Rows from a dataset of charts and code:
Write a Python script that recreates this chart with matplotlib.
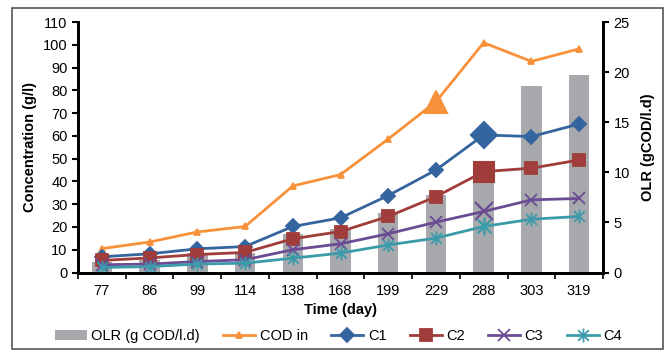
import matplotlib.pyplot as plt
import numpy as np
from matplotlib.patches import Rectangle
from matplotlib.path import Path

plt.rcParams['font.family'] = ['Liberation Sans', 'DejaVu Sans']

days = ['77', '86', '99', '114', '138', '168', '199', '229', '288', '303', '319']
olr = [1.0, 1.2, 1.9, 1.9, 3.8, 4.3, 5.9, 7.7, 9.8, 18.6, 19.7]
cod_in = [10.5, 13.4, 17.8, 20.2, 38.0, 43.0, 58.6, 75.0, 100.9, 92.7, 98.2]
c1 = [6.9, 8.2, 10.4, 11.4, 20.2, 24.0, 33.8, 45.0, 60.4, 59.7, 65.2]
c2 = [5.3, 6.4, 7.9, 8.8, 14.8, 18.0, 24.6, 33.3, 44.3, 45.8, 49.4]
c3 = [3.4, 3.7, 4.8, 5.6, 10.0, 12.6, 17.0, 22.1, 26.8, 31.9, 32.5]
c4 = [2.2, 2.6, 3.7, 4.1, 6.3, 8.5, 12.1, 15.1, 20.2, 23.4, 24.6]

x = np.arange(len(days))

# gwiazdka jak w Excelu: X + pionowa kreska
star = Path([(-1, -1), (1, 1), (-1, 1), (1, -1), (0, -1.3), (0, 1.3)],
            [Path.MOVETO, Path.LINETO] * 3)

fig = plt.figure(figsize=(6.66, 3.51), dpi=100)
fig.patches.append(Rectangle((12 / 666, 2 / 351), 651 / 666, 341 / 351,
                             transform=fig.transFigure, fill=False,
                             edgecolor='#555555', lw=1.2))

ax2 = fig.add_axes([78 / 666, 1 - 272.5 / 351, 525 / 666, 250.5 / 351])
ax = ax2.twinx()
# linie nad słupkami
ax.set_zorder(ax2.get_zorder() + 1)
ax.patch.set_visible(False)

bars = ax2.bar(x, olr, width=0.43, color='#a7a9ac', label='OLR (g COD/l.d)')
ax2.set_ylim(0, 25)
ax2.set_yticks(range(0, 26, 5))
ax2.yaxis.tick_right()
ax2.yaxis.set_label_position('right')

# ax jest osią stężeń - przenosimy ją na lewą stronę
ax.yaxis.tick_left()
ax.yaxis.set_label_position('left')
ax.set_ylim(0, 110)
ax.set_yticks(range(0, 111, 10))

series = [
    ('COD in', cod_in, '#f7923a', '^', 5, 7, 16),
    ('C1', c1, '#34659f', 'D', 7, 8, 13),
    ('C2', c2, '#a03c3a', 's', 9, 8, 15),
    ('C3', c3, '#6b4c94', 'x', 9, 8, 13),
    ('C4', c4, '#3b9bab', star, 10, 8, 13),
]
handles = [bars]
for name, vals, col, mk, ms, big_i, big_ms in series:
    h, = ax.plot(x, vals, color=col, marker=mk, markersize=ms, lw=2,
                 markeredgewidth=1.3, label=name)
    ax.plot(x[big_i], vals[big_i], marker=mk, markersize=big_ms, color=col,
            markeredgewidth=1.5, ls='none')
    handles.append(h)

ax.set_xlim(-0.5, len(days) - 0.5)
ax2.set_xticks(x)
ax2.set_xticklabels(days)
ax2.set_xticks(np.arange(-0.5, len(days)), minor=True)
ax2.tick_params(axis='x', which='major', length=0, labelsize=10.5, pad=8)
ax2.tick_params(axis='x', which='minor', length=4, width=1.2)
ax2.tick_params(axis='y', labelsize=10.5, length=4, width=1.5)
ax.tick_params(axis='y', labelsize=10.5, length=4, width=1.5)

for a in (ax, ax2):
    a.spines['top'].set_visible(False)
    for s in ('left', 'right', 'bottom'):
        a.spines[s].set_linewidth(2)

ax.set_ylabel('Concentration (g/l)', fontsize=10.5, fontweight='bold', labelpad=4)
ax2.set_ylabel('OLR (gCOD/l.d)', fontsize=10.5, fontweight='bold', labelpad=8)
ax2.set_xlabel('Time (day)', fontsize=10.5, fontweight='bold', labelpad=4)

fig.legend(handles=handles, loc='center', bbox_to_anchor=(0.508, 1 - 336 / 351),
           ncol=6, frameon=False, fontsize=10.5, handlelength=2.2,
           columnspacing=1.6, handletextpad=0.3)

fig.savefig('out.png', dpi=100)
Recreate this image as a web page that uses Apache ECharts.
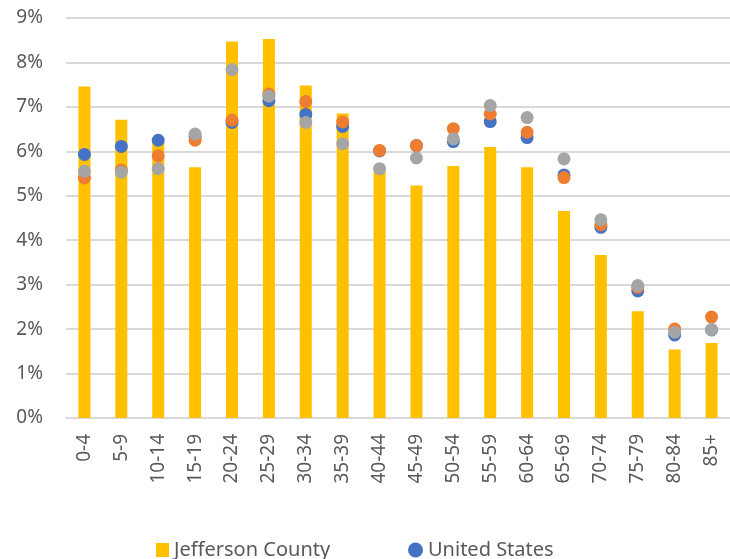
<!DOCTYPE html>
<html>
<head>
<meta charset="utf-8">
<script src="https://cdn.jsdelivr.net/npm/echarts@6/dist/echarts.min.js"></script>
<style>
  html, body { margin: 0; padding: 0; background: #fff; }
  #chart { width: 730px; height: 559px; }
</style>
</head>
<body>
<div id="chart"></div>
<script>
const ageGroups = ['0-4', '5-9', '10-14', '15-19', '20-24', '25-29', '30-34', '35-39', '40-44',
  '45-49', '50-54', '55-59', '60-64', '65-69', '70-74', '75-79', '80-84', '85+'];

// percent of population by age group
const jeffersonCounty = [7.46, 6.71, 6.2, 5.64, 8.47, 8.53, 7.48, 6.85, 5.55,
  5.23, 5.67, 6.1, 5.64, 4.66, 3.67, 2.4, 1.54, 1.69];
const unitedStates = [5.93, 6.11, 6.25, 6.33, 6.65, 7.14, 6.83, 6.56, 6.01,
  6.13, 6.22, 6.67, 6.31, 5.47, 4.29, 2.86, 1.87, 1.98];
const orangeSeries = [5.4, 5.58, 5.9, 6.25, 6.7, 7.29, 7.12, 6.66, 6.02,
  6.13, 6.51, 6.84, 6.43, 5.41, 4.35, 2.94, 2.0, 2.27];
const graySeries = [5.55, 5.53, 5.61, 6.39, 7.84, 7.24, 6.65, 6.17, 5.61,
  5.85, 6.28, 7.03, 6.76, 5.83, 4.46, 2.98, 1.93, 1.99];

const yTicks = [0, 9, 1]; // min, max, interval

const labelColor = '#595959';
const gridColor = '#D9D9D9';
const fontFamily = '"Noto Sans", "Open Sans", sans-serif';

const dotSeries = (name, data, color) => ({
  name,
  type: 'scatter',
  data,
  symbol: 'circle',
  symbolSize: 13,
  itemStyle: { color, opacity: 1 },
  emphasis: { disabled: true },
});

const chart = echarts.init(document.getElementById('chart'));

const option = {
  animation: false,
  textStyle: { fontFamily },
  grid: {
    left: 66,
    top: 18,
    width: 671,
    height: 400,
    containLabel: false,
  },
  legend: [
    {
      data: [{ name: 'Jefferson County', icon: 'rect' }],
      left: 156,
      top: 540,
      padding: 0,
      itemWidth: 13,
      itemHeight: 14,
      itemGap: 6,
      textStyle: { color: labelColor, fontSize: 20, fontFamily },
    },
    {
      data: [{ name: 'United States', icon: 'circle' }],
      left: 408,
      top: 540,
      padding: 0,
      itemWidth: 15,
      itemHeight: 15,
      textStyle: { color: labelColor, fontSize: 20, fontFamily },
    },
  ],
  xAxis: {
    type: 'category',
    data: ageGroups,
    axisLine: { lineStyle: { color: gridColor, width: 2 } },
    axisTick: { show: false },
    axisLabel: {
      rotate: 90,
      margin: 16,
      color: labelColor,
      fontSize: 19,
      fontFamily,
      interval: 0,
    },
  },
  yAxis: {
    type: 'value',
    min: yTicks[0],
    max: yTicks[1],
    interval: yTicks[2],
    axisLine: { show: false },
    axisTick: { show: false },
    axisLabel: {
      formatter: '{value}%',
      margin: 23,
      color: labelColor,
      fontSize: 19,
      fontFamily,
    },
    splitLine: { lineStyle: { color: gridColor, width: 2 } },
  },
  series: [
    {
      name: 'Jefferson County',
      type: 'bar',
      data: jeffersonCounty,
      barWidth: 12,
      itemStyle: { color: '#FFC000' },
      emphasis: { disabled: true },
    },
    dotSeries('United States', unitedStates, '#4472C4'),
    dotSeries('Series 3', orangeSeries, '#ED7D31'),
    dotSeries('Series 4', graySeries, '#A5A5A5'),
  ],
};

chart.setOption(option);
</script>
</body>
</html>
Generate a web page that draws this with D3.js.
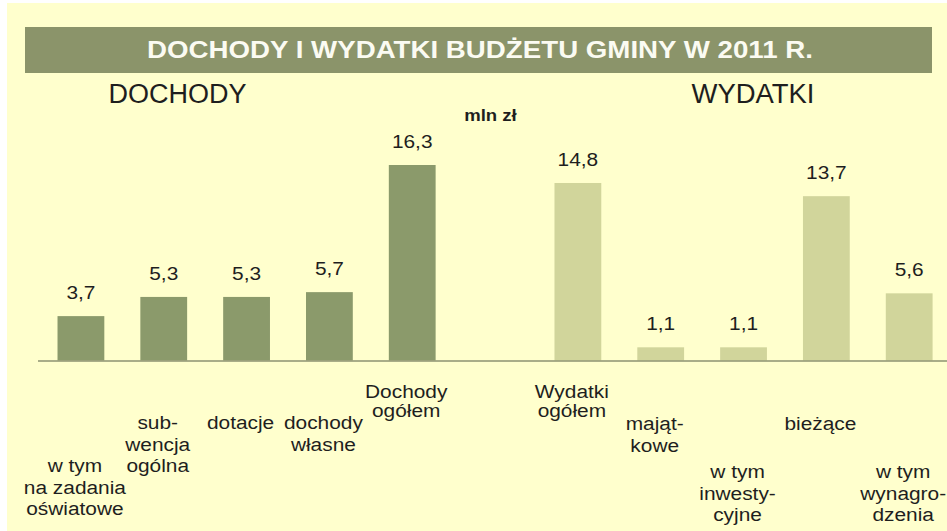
<!DOCTYPE html>
<html>
<head>
<meta charset="utf-8">
<script src="https://cdn.jsdelivr.net/npm/d3@7"></script>
<style>
  body { margin: 0; background: #fff; }
  text { font-family: 'Liberation Sans', Arial, sans-serif; fill: #1e1e1e; }
</style>
</head>
<body>
<svg id="chart"></svg>
<script>
// dane z wykresu (mln zł)
const incomeKeys = ['oswiatowe', 'subwencja', 'dotacje', 'wlasne', 'dochodyOgolem']
const incomeValues = [3.7, 5.3, 5.3, 5.7, 16.3]
const incomeLabels = [
  ['w tym', 'na zadania', 'oświatowe'],
  ['sub-', 'wencja', 'ogólna'],
  ['dotacje'],
  ['dochody', 'własne'],
  ['Dochody', 'ogółem'],
]
const expenseKeys = ['wydatkiOgolem', 'majatkowe', 'inwestycyjne', 'biezace', 'wynagrodzenia']
const expenseValues = [14.8, 1.1, 1.1, 13.7, 5.6]
const expenseLabels = [
  ['Wydatki', 'ogółem'],
  ['mająt-', 'kowe'],
  ['w tym', 'inwesty-', 'cyjne'],
  ['bieżące'],
  ['w tym', 'wynagro-', 'dzenia'],
]
const titleText = 'DOCHODY I WYDATKI BUDŻETU GMINY W 2011 R.'
const unitText = 'mln zł'

const width = 947
const height = 531
const baseline = 360.5
const stretch = 1.16

// pierwsza linia podpisu (y) i odstęp linii, po kolei dla 10 słupków
const labelLayout = [
  { y: 472, lh: 21.5 }, { y: 429, lh: 21.5 }, { y: 429, lh: 21.5 }, { y: 429, lh: 21.5 }, { y: 398, lh: 19 },
  { y: 398, lh: 19 }, { y: 430, lh: 22 }, { y: 478, lh: 21.7 }, { y: 430, lh: 21.5 }, { y: 478, lh: 21.7 },
]

const svg = d3.select('#chart').attr('width', width).attr('height', height)

svg.append('rect')
  .attr('x', 7).attr('y', 3)
  .attr('width', width - 7).attr('height', height - 3)
  .attr('fill', '#ffffcd')

// pasek tytułu
svg.append('rect')
  .attr('x', 25).attr('y', 27)
  .attr('width', 907).attr('height', 46)
  .attr('fill', '#8b946a')

svg.append('text')
  .attr('x', 480).attr('y', 57.5)
  .attr('text-anchor', 'middle')
  .attr('textLength', 666)
  .attr('lengthAdjust', 'spacingAndGlyphs')
  .style('font-size', '23.5px')
  .style('font-weight', 'bold')
  .style('fill', '#fbfbf2')
  .text(titleText)

svg.append('text')
  .attr('x', 177.5).attr('y', 103)
  .attr('text-anchor', 'middle')
  .attr('textLength', 138)
  .attr('lengthAdjust', 'spacingAndGlyphs')
  .style('font-size', '27px')
  .text('DOCHODY')

svg.append('text')
  .attr('x', 753).attr('y', 103)
  .attr('text-anchor', 'middle')
  .attr('textLength', 123)
  .attr('lengthAdjust', 'spacingAndGlyphs')
  .style('font-size', '27px')
  .text('WYDATKI')

svg.append('text')
  .attr('transform', `translate(490.5,120.5) scale(${stretch},1)`)
  .attr('text-anchor', 'middle')
  .style('font-size', '16px')
  .style('font-weight', 'bold')
  .text(unitText)

const data = incomeKeys.map((k, i) => ({ key: k, value: incomeValues[i], lines: incomeLabels[i], side: 'in' }))
  .concat(expenseKeys.map((k, i) => ({ key: k, value: expenseValues[i], lines: expenseLabels[i], side: 'out' })))

// pusty slot między dochodami i wydatkami
const domain = incomeKeys.concat(['gap'], expenseKeys)

const xScale = d3.scaleBand()
  .domain(domain)
  .range([39.5, 950.6])
  .paddingInner(0.435)
  .paddingOuter(0.2175)

const yScale = d3.scaleLinear()
  .domain([0, d3.max(data, (d) => d.value)])
  .range([baseline, baseline - 195.5])

const fmt = (v) => d3.format('.1f')(v).replace('.', ',')

svg.append('g').selectAll('rect').data(data).enter()
  .append('rect')
  .attr('x', (d) => xScale(d.key))
  .attr('y', (d) => yScale(d.value))
  .attr('width', xScale.bandwidth())
  .attr('height', (d) => baseline - yScale(d.value))
  .attr('fill', (d) => d.side === 'in' ? '#8b9a6b' : '#d1d59b')

svg.append('line')
  .attr('x1', 38).attr('x2', width)
  .attr('y1', baseline + 0.5).attr('y2', baseline + 0.5)
  .attr('stroke', '#8d9270')
  .attr('stroke-width', 1.5)

svg.append('g').selectAll('text').data(data).enter()
  .append('text')
  .attr('transform', (d) => `translate(${xScale(d.key) + xScale.bandwidth() / 2},${yScale(d.value) - 17}) scale(${stretch},1)`)
  .attr('text-anchor', 'middle')
  .style('font-size', '18px')
  .text((d) => fmt(d.value))

const labels = svg.append('g').selectAll('g').data(data).enter()
  .append('g')
  .attr('transform', (d, i) => `translate(${xScale(d.key) + xScale.bandwidth() / 2 - 6},${labelLayout[i].y})`)

labels.each(function (d, i) {
  const g = d3.select(this)
  d.lines.forEach((line, j) => {
    g.append('text')
      .attr('transform', `translate(0,${j * labelLayout[i].lh}) scale(${stretch},1)`)
      .attr('text-anchor', 'middle')
      .style('font-size', '18px')
      .text(line)
  })
})
</script>
</body>
</html>
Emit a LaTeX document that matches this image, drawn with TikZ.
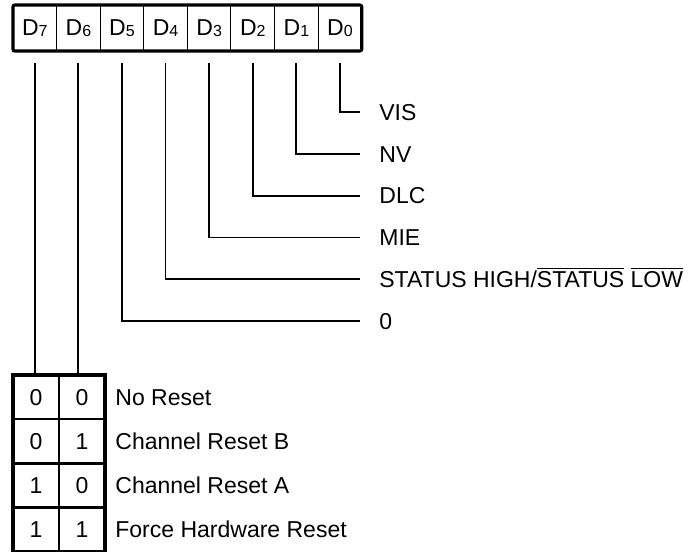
\documentclass[tikz,border=0pt]{standalone}
\usepackage{fontspec}
\setmainfont{Liberation Sans}
\usetikzlibrary{positioning}
\newcommand{\dbit}[1]{D\raisebox{-0.5pt}{\fontsize{8}{8}\selectfont #1}}

\begin{document}
\begin{tikzpicture}[x=0.5pt,y=-0.5pt,font=\fontsize{11.5}{13}\selectfont,node distance=0pt]
  \tikzstyle{bit}=[draw,line width=0.5pt,outer sep=0pt,inner sep=0pt,minimum width=21.8pt,minimum height=23pt]
  \tikzstyle{cell}=[draw,line width=1.2pt,outer sep=0pt,inner sep=0pt,minimum width=23pt,minimum height=22.1pt]
  \tikzstyle{lbl}=[anchor=west,inner xsep=9.5pt,inner ysep=0pt,text height=8.2pt,text depth=0pt]
  \tikzstyle{tlbl}=[inner sep=0pt,text height=8.2pt,text depth=0pt]
  \tikzstyle{wire}=[line width=0.9pt]
  \useasboundingbox (0,0) rectangle (693,552);
  % register bits
  \node[bit] (d7) at (34.8,28) {\dbit{7}};
  \node[bit] (d6) [right=of d7] {\dbit{6}};
  \node[bit] (d5) [right=of d6] {\dbit{5}};
  \node[bit] (d4) [right=of d5] {\dbit{4}};
  \node[bit] (d3) [right=of d4] {\dbit{3}};
  \node[bit] (d2) [right=of d3] {\dbit{2}};
  \node[bit] (d1) [right=of d2] {\dbit{1}};
  \node[bit] (d0) [right=of d1] {\dbit{0}};
  \draw[line width=1.6pt,rounded corners=1pt] (d7.north west) rectangle (d0.south east);
  % bit meanings
  \node[lbl] (vis) at (360,112) {VIS};
  \node[lbl] (nv) [below=20.9pt of vis.west,anchor=west] {NV};
  \node[lbl] (dlc) [below=20.9pt of nv.west,anchor=west] {DLC};
  \node[lbl] (mie) [below=20.9pt of dlc.west,anchor=west] {MIE};
  \node[lbl] (stat) [below=20.9pt of mie.west,anchor=west] {STATUS HIGH/$\overline{\mbox{STATUS}}$ $\overline{\mbox{LOW}}$};
  \node[lbl] (zero) [below=20.9pt of stat.west,anchor=west] {0};
  % reset table
  \node[cell] (a0) at (36,397.1) {0};
  \node[cell] (b0) [right=of a0] {0};
  \node[cell] (a1) [below=of a0] {0};
  \node[cell] (b1) [right=of a1] {1};
  \node[cell] (a2) [below=of a1] {1};
  \node[cell] (b2) [right=of a2] {0};
  \node[cell] (a3) [below=of a2] {1};
  \node[cell] (b3) [right=of a3] {1};
  \draw[line width=1.6pt] (a0.north west) rectangle (b3.south east);
  \node[tlbl] (rst0) [right=5pt of b0] {No Reset};
  \node[tlbl] (rst1) [right=5pt of b1] {Channel Reset B};
  \node[tlbl] (rst2) [right=5pt of b2] {Channel Reset A};
  \node[tlbl] (rst3) [right=5pt of b3] {Force Hardware Reset};
  % wires
  \draw[wire,shorten <=6pt] (d0.south) |- (vis.west);
  \draw[wire,shorten <=6pt] (d1.south) |- (nv.west);
  \draw[wire,shorten <=6pt] (d2.south) |- (dlc.west);
  \draw[wire,shorten <=6pt] (d3.south) |- (mie.west);
  \draw[wire,shorten <=6pt] (d4.south) |- (stat.west);
  \draw[wire,shorten <=6pt] (d5.south) |- (zero.west);
  \draw[wire,shorten <=6pt] (d7.south) -- (d7.south |- a0.north);
  \draw[wire,shorten <=6pt] (d6.south) -- (d6.south |- b0.north);
\end{tikzpicture}
\end{document}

> [Goal of the exercise]
Extract, word for word, each line from the top of the data down to and including the line with "x = np.arange(len(days))"; skip the pictures.

> [Expected answer]
Write a Python script that recreates this chart with matplotlib.
import matplotlib.pyplot as plt
import numpy as np
from matplotlib.patches import Rectangle
from matplotlib.path import Path

plt.rcParams['font.family'] = ['Liberation Sans', 'DejaVu Sans']

days = ['77', '86', '99', '114', '138', '168', '199', '229', '288', '303', '319']
olr = [1.0, 1.2, 1.9, 1.9, 3.8, 4.3, 5.9, 7.7, 9.8, 18.6, 19.7]
cod_in = [10.5, 13.4, 17.8, 20.2, 38.0, 43.0, 58.6, 75.0, 100.9, 92.7, 98.2]
c1 = [6.9, 8.2, 10.4, 11.4, 20.2, 24.0, 33.8, 45.0, 60.4, 59.7, 65.2]
c2 = [5.3, 6.4, 7.9, 8.8, 14.8, 18.0, 24.6, 33.3, 44.3, 45.8, 49.4]
c3 = [3.4, 3.7, 4.8, 5.6, 10.0, 12.6, 17.0, 22.1, 26.8, 31.9, 32.5]
c4 = [2.2, 2.6, 3.7, 4.1, 6.3, 8.5, 12.1, 15.1, 20.2, 23.4, 24.6]

x = np.arange(len(days))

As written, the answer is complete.